Well, our fellow seemed a bit bothered that we interrupted him but not upset in any real way. He stood, stretched, yawned and moved past us toward a White-tailed Deer that he had been watching, and an animal that we had not noticed. A single coyote and a deer are not really predator-prey as the deer would be pretty large for a single coyote to take down; but maybe he was dreaming, or waiting, or hoping. Incidentally that lead image where the coyote looks to be snarling is simply one of the photos snapped as he was stretching and yawning. Did you ever switch the TV channel and catch an odd facial expression on the person who was speaking as you changed channels? That’s sort of what happened here – he is not really snarling.
We sat in the car as he gathered himself to move off and it was a great two or three minutes. We were not any trouble and the animal was not scared or aggressive at all. Animals that live in urban or suburban areas see people and the trappings of our lives every day and learn to move among us keeping a low profile. The Eastern Coyote is very widespread now (the past 30-40 years) and it is well established throughout the northeast in all sorts of habitats and situations.
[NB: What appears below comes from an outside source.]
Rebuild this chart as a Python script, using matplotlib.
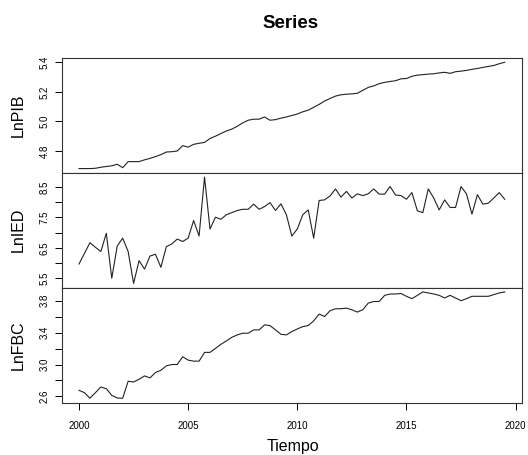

When I first began to notice coyotes in eastern Massachusetts I would seek out the night-shift policemen as they were the only people out all night who might see nocturnal and secretive animals.
On its way into the rest of its day the coyote passed just a few feet from the vehicle and we exchanged glances.
I have no idea what he was thinking, but we were thinking how lucky we were to share that quiet moment with one of nature’s most successful animals. it was our pleasure for sure.